• Provided entries:
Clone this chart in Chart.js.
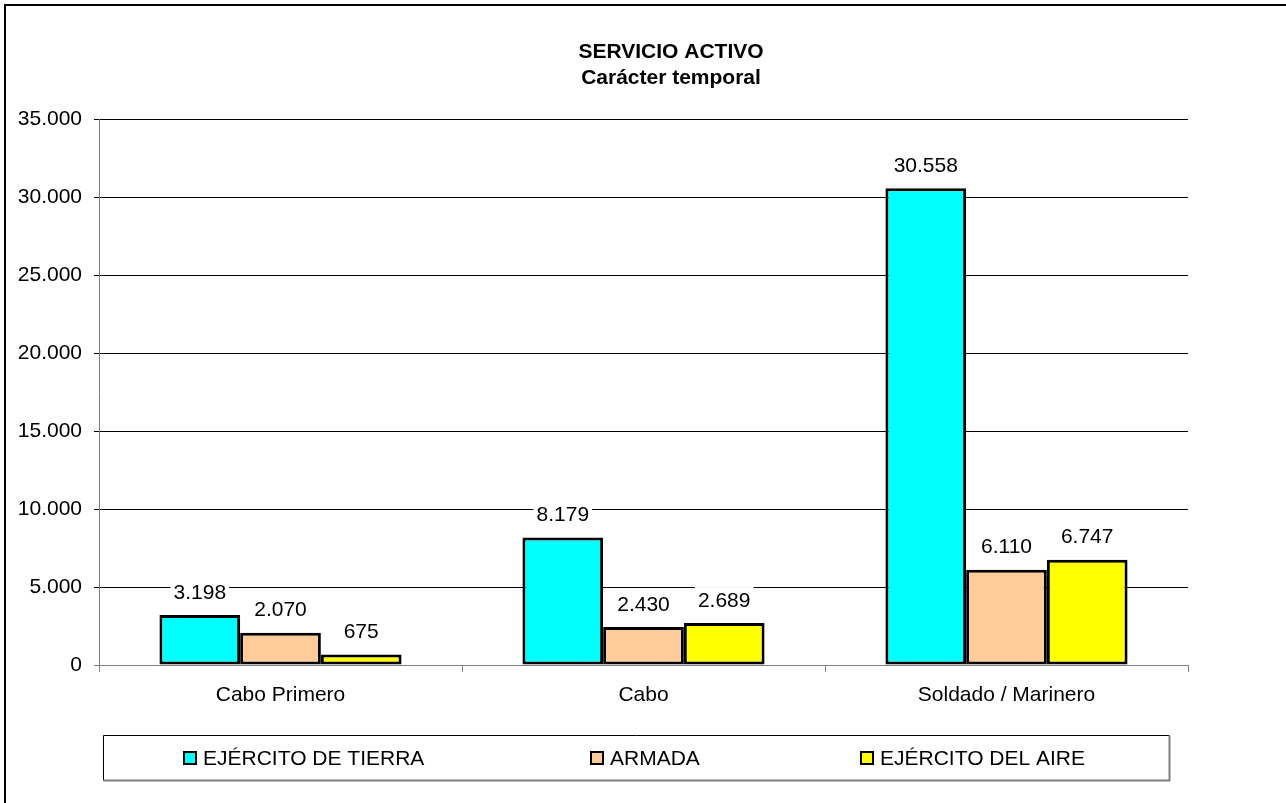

---

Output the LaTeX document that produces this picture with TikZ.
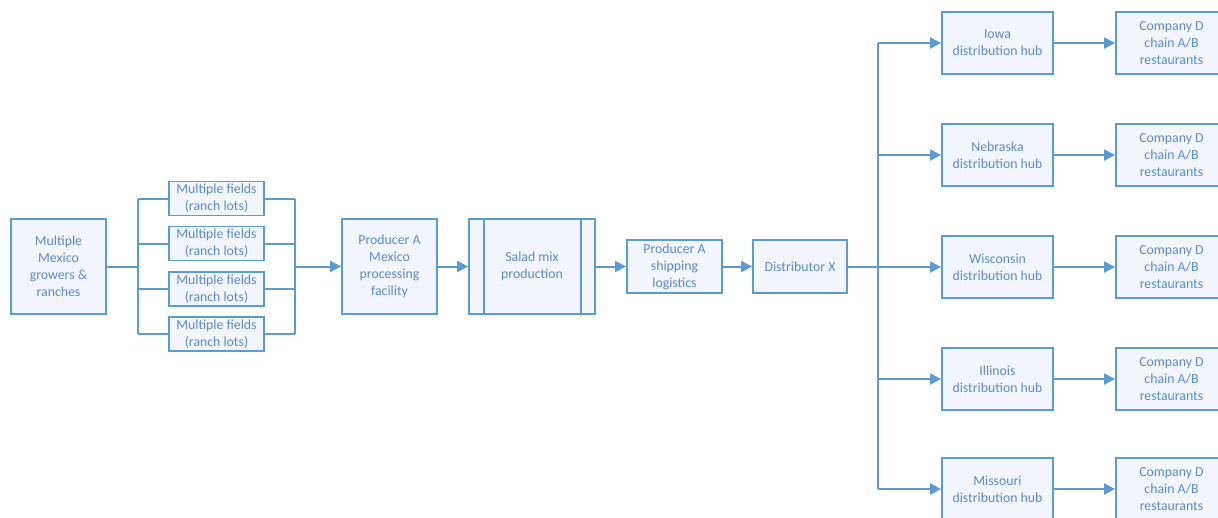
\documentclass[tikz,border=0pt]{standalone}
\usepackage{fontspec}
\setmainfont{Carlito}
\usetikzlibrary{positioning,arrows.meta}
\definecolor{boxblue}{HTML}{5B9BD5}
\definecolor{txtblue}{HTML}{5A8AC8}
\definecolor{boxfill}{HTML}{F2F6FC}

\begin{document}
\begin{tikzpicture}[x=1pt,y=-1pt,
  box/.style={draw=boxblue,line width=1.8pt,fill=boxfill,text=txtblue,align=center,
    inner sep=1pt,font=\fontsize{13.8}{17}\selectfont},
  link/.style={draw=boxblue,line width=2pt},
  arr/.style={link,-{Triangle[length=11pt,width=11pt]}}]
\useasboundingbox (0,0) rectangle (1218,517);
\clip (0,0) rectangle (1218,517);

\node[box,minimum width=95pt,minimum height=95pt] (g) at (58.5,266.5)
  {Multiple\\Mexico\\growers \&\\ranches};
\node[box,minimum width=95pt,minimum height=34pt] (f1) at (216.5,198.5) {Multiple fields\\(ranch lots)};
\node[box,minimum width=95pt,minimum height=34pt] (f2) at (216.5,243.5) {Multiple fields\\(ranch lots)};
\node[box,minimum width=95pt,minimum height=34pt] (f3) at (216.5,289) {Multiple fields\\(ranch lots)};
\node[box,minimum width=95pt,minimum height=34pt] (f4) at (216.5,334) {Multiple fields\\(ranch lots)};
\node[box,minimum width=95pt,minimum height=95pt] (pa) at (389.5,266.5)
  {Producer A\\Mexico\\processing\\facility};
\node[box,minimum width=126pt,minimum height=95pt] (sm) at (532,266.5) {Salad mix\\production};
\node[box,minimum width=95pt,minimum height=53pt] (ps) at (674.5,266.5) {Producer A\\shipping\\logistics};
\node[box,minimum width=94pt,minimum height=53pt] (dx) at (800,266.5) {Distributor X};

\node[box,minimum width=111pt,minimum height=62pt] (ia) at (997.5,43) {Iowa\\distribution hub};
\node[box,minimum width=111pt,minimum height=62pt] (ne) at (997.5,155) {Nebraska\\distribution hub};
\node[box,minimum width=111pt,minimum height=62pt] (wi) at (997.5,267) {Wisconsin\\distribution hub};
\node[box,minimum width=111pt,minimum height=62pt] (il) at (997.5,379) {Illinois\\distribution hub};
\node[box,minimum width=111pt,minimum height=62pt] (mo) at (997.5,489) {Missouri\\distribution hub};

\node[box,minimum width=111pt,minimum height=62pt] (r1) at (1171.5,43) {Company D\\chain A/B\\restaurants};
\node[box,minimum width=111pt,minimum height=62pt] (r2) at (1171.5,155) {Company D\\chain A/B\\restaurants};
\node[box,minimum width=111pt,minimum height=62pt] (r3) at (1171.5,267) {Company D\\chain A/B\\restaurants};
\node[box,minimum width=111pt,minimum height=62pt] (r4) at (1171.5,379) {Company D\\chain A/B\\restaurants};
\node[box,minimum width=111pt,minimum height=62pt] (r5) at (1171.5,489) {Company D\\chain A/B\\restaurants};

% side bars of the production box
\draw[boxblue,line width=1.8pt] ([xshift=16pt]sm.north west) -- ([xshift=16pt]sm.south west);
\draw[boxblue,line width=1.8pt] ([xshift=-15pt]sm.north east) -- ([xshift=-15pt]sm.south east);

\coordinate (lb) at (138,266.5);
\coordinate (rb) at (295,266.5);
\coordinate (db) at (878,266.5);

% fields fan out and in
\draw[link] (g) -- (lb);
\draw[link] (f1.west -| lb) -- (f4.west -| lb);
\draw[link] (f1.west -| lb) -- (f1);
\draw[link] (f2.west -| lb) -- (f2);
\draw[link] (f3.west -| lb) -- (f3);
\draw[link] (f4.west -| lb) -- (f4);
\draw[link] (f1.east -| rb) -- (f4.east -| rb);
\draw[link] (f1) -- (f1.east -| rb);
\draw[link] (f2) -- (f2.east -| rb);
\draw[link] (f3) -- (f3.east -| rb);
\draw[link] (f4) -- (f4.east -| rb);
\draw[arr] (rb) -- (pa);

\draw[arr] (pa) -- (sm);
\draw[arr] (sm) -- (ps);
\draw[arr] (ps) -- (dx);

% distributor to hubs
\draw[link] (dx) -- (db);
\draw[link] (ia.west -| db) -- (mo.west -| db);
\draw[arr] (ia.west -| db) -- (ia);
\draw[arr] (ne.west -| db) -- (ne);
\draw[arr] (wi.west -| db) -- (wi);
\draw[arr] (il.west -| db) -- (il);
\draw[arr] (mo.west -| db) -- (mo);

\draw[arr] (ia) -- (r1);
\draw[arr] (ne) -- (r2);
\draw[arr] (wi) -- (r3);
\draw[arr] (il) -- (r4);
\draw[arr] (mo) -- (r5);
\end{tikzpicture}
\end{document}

• Prompt: Return every line above that contains the word "this".

• Output:
Clone this chart in Chart.js.
Output the LaTeX document that produces this picture with TikZ.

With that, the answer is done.